Понятие подлинности для кинематографа одно из ключевых. Визуальные образы обладают немыслимой мощью, им принято верить (все еще принято). Но можем ли мы действительно доверять актерам? Где лжет камера? Где лжет монтаж? И где, наконец, лгут глаза? Эти, последние, кажется, совершенно беспардонны. Мираж варварской орды накатывает на условную Империю в последнем фильме конкурса («В ожидании варваров»). Одна иллюзия поглощает другую. На салфетке доктора Харфорда в «Широко закрытыми глазами» проступает слово Fidelio — название оперы Бетховена о супружеской верности и переодеваниях.
Famiglia
Семейные иерархии, усыновленные и пропавшие дети, метаморфозы социальных конструкций — все это в Венеции этого года тоже под пристальным вниманием. Баумбах тренируется рассказывать бергмановские истории языком Вуди Аллена и едко отшучивается на тему токсичных отношений — во всех наших проблемах виноват культ Святой Девы, для освобождения женщины придется демонтировать христианскую культуру. Главный герой фильма «К звездам» обращается к Отцу, «Джокер», наоборот, взрывает мир оттого, что никакого отца у него нет. Только пустое место, рана, которую заполняет травма. В более традиционном режиме работают португальское «Поместье» (это феодальная семья на фоне неизбежного краха), «Gloria Mundi» (социальная драма Робера Гедигяна, а папе, который моожет все исправить, если сядет). Шпионский фильм Ассаяса, вообще, выстроен так, что мы все время смотрим на главного героя глазами жены (Пенелопа Крус) — питаемся ее доверием к мужу, который всегда оправдан, что бы ни делал, как бы далеко не находился. Вот где снова слышен мотив бетховенского «Фиделио». В саудовском «Идеальном кандидате» главной героине, выдвигающейся в муниципальный совет, предстоит завоевать доверие отца и уж потом избирателей. Довольно-таки радикальным высказыванием о семейных узах в современном мире оказался новый фильм Пабло Ларраина «Эма» (но скорее по формальным причинам). Ищет родителей спрятанный от греха подальше в 1940 году шестилетний герой «Раскрашенной птицы».

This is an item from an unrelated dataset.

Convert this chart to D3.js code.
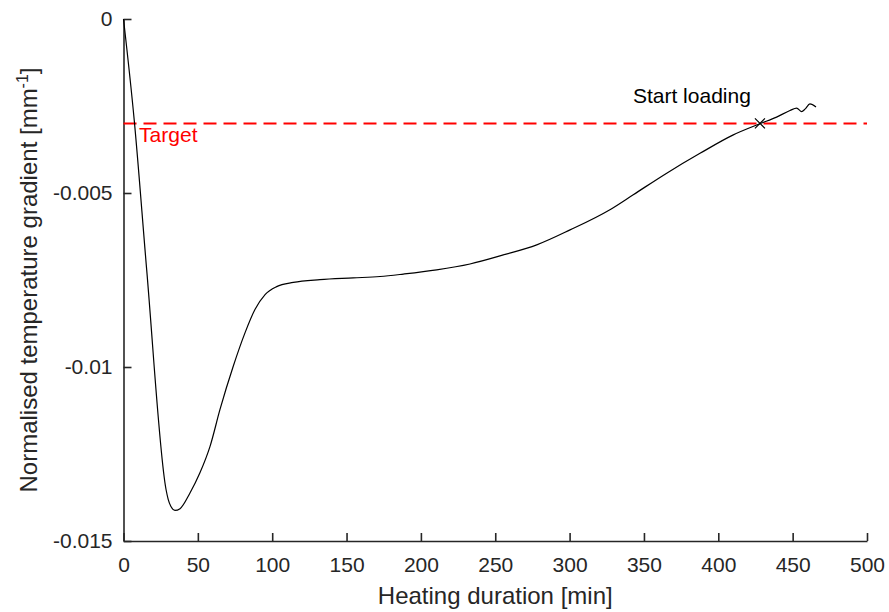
<!DOCTYPE html>
<html>
<head>
<meta charset="utf-8">
<script src="https://cdn.jsdelivr.net/npm/d3@7"></script>
<style>
    body { margin: 0; background: #fff; }
    svg { display: block; font-family: "Liberation Sans", Arial, Helvetica, sans-serif; }
</style>
</head>
<body>
<div id="chart"></div>
<script>
// heating curve
const durations = [
    0, 7.2, 15.6, 28.6, 30.1, 31.9, 34.6, 38.0, 44.7, 51.4, 58.2, 64.9,
    73.8, 81.7, 88.4, 95.2, 103.0, 114.2, 132.1, 154.5, 172.5, 188.2, 210.6,
    233.0, 255.4, 277.9, 300.3, 327.1, 342.8, 365.3, 387.7, 410.1, 428.0,
    439.2, 448.2, 452.7, 456.1, 458.3, 461.6, 465.7
];
const gradients = [
    0, -0.00290, -0.00721, -0.01352, -0.01381, -0.01401, -0.01412, -0.01407,
    -0.01362, -0.01304, -0.01228, -0.01122, -0.00998, -0.00902, -0.00835,
    -0.00792, -0.00769, -0.00757, -0.00749, -0.00744, -0.00740, -0.00733,
    -0.00721, -0.00704, -0.00678, -0.00649, -0.00606, -0.00548, -0.00505,
    -0.00443, -0.00386, -0.00333, -0.00301, -0.00282, -0.00263, -0.00256,
    -0.00266, -0.00259, -0.00244, -0.00253
];
const target = -0.003;
const loadingPoint = [428.0, -0.003];

const xTicks = [0, 50, 100, 150, 200, 250, 300, 350, 400, 450, 500];
const yTicks = [-0.015, -0.01, -0.005, 0];
const yTickLabels = ["-0.015", "-0.01", "-0.005", "0"];

const width = 889;
const height = 612;
const margin = { top: 19, right: 22, bottom: 71, left: 123.5 };
const innerWidth = width - margin.left - margin.right;
const innerHeight = height - margin.top - margin.bottom;
const axisColor = "#262626";

const svg = d3.select("#chart")
    .append("svg")
    .attr("width", width)
    .attr("height", height);

const graph = svg.append("g")
    .attr("transform", "translate(" + margin.left + "," + margin.top + ")");

const x = d3.scaleLinear().domain([0, 500]).range([0, innerWidth]);
const y = d3.scaleLinear().domain([-0.015, 0]).range([innerHeight, 0]);

// axes, ticks pointing inwards like matlab
const xAxis = graph.append("g")
    .attr("transform", "translate(0," + innerHeight + ")")
    .call(d3.axisBottom(x).tickValues(xTicks).tickSizeInner(-8).tickSizeOuter(0).tickPadding(16));
const yAxis = graph.append("g")
    .call(d3.axisLeft(y).tickValues(yTicks).tickSizeInner(-8).tickSizeOuter(0).tickPadding(11)
        .tickFormat((d, i) => yTickLabels[i]));

[xAxis, yAxis].forEach(a => {
    a.select(".domain").attr("stroke", axisColor).attr("stroke-width", 1.6);
    a.selectAll(".tick line").attr("stroke", axisColor).attr("stroke-width", 1.6);
    a.selectAll(".tick text").attr("fill", axisColor).style("font-size", "21px");
});

// target line
graph.append("line")
    .attr("x1", x(0))
    .attr("x2", x(500))
    .attr("y1", y(target))
    .attr("y2", y(target))
    .attr("stroke", "#ff0000")
    .attr("stroke-width", 2)
    .attr("stroke-dasharray", "13,7");

graph.append("text")
    .attr("x", x(10.5))
    .attr("y", y(-0.00353))
    .attr("fill", "#ff0000")
    .style("font-size", "21px")
    .text("Target");

// curve
const pts = durations.map((d, i) => [d, gradients[i]]);
graph.append("path")
    .datum(pts)
    .attr("fill", "none")
    .attr("stroke", "#000")
    .attr("stroke-width", 1.2)
    .attr("d", d3.line().x(d => x(d[0])).y(d => y(d[1])).curve(d3.curveMonotoneX));

// start loading marker
const mx = x(loadingPoint[0]);
const my = y(loadingPoint[1]);
graph.append("path")
    .attr("d", `M${mx - 5},${my - 5}L${mx + 5},${my + 5}M${mx - 5},${my + 5}L${mx + 5},${my - 5}`)
    .attr("stroke", "#000")
    .attr("stroke-width", 1.2);

graph.append("text")
    .attr("x", x(342.6))
    .attr("y", y(-0.00241))
    .attr("fill", "#000")
    .style("font-size", "21px")
    .text("Start loading");

// axis labels
svg.append("text")
    .attr("x", margin.left + innerWidth / 2)
    .attr("y", 604)
    .attr("text-anchor", "middle")
    .attr("fill", axisColor)
    .style("font-size", "24px")
    .text("Heating duration [min]");

const yl = svg.append("text")
    .attr("transform", "translate(37," + (margin.top + innerHeight / 2) + ") rotate(-90)")
    .attr("text-anchor", "middle")
    .attr("fill", axisColor)
    .style("font-size", "24px");
yl.append("tspan").text("Normalised temperature gradient [mm");
yl.append("tspan").attr("dy", -9).style("font-size", "16px").text("-1");
yl.append("tspan").attr("dy", 9).text("]");
</script>
</body>
</html>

Если перечислять фильмы «Горизонтов», для которых вопросы родства, семейной изоляции, желания ее преодолеть, взаимного доверия и страха одиночества оказываются центральными, то придется потратить на это несколько абзацев. Назову хотя бы «Мать» Родриго Сорогойена и «Пеликанью кровь» Катрин Геббе. Сюжет одного спровоцирован потерей ребенка — отсутствующий сын становится черной дырой, вокруг которой вращается действие, заставляя главную героиню искать его в чужих повзрослевших детях. В другом, складывается новая семья, скрепленная не кровью и генами, а исключительно верой в возможность родства с другим человеком и необходимость внутренней работы, постоянных попыток взаимопонимания и прощения, на которых и строится доверие. Чтобы что-то изменит нужно прежде всего победить скепсис.
Fine
Конец важен во всех вещах. «Когда что-то кончается — то кончается»,— говорит главному герою «Поместья» отец. Висконтианская попытка рассказать о семье на фоне истории Португалии важна как предупреждение: решающий момент легко пропустить — можно просто проехать мимо революции, жизни и точки, когда все еще можно было поправить, снять маску, прямо рассказать о себе и своих чувствах, поверить в человека рядом. Прямо сейчас — это хлипкое мгновение, но жить чаще всего приходится именно в нем, потому что чуть позже страница перевернется, мы окажемся перед титром «конец», и останется только нырнуть в волну, как заходящее солнце или Мартин Иден.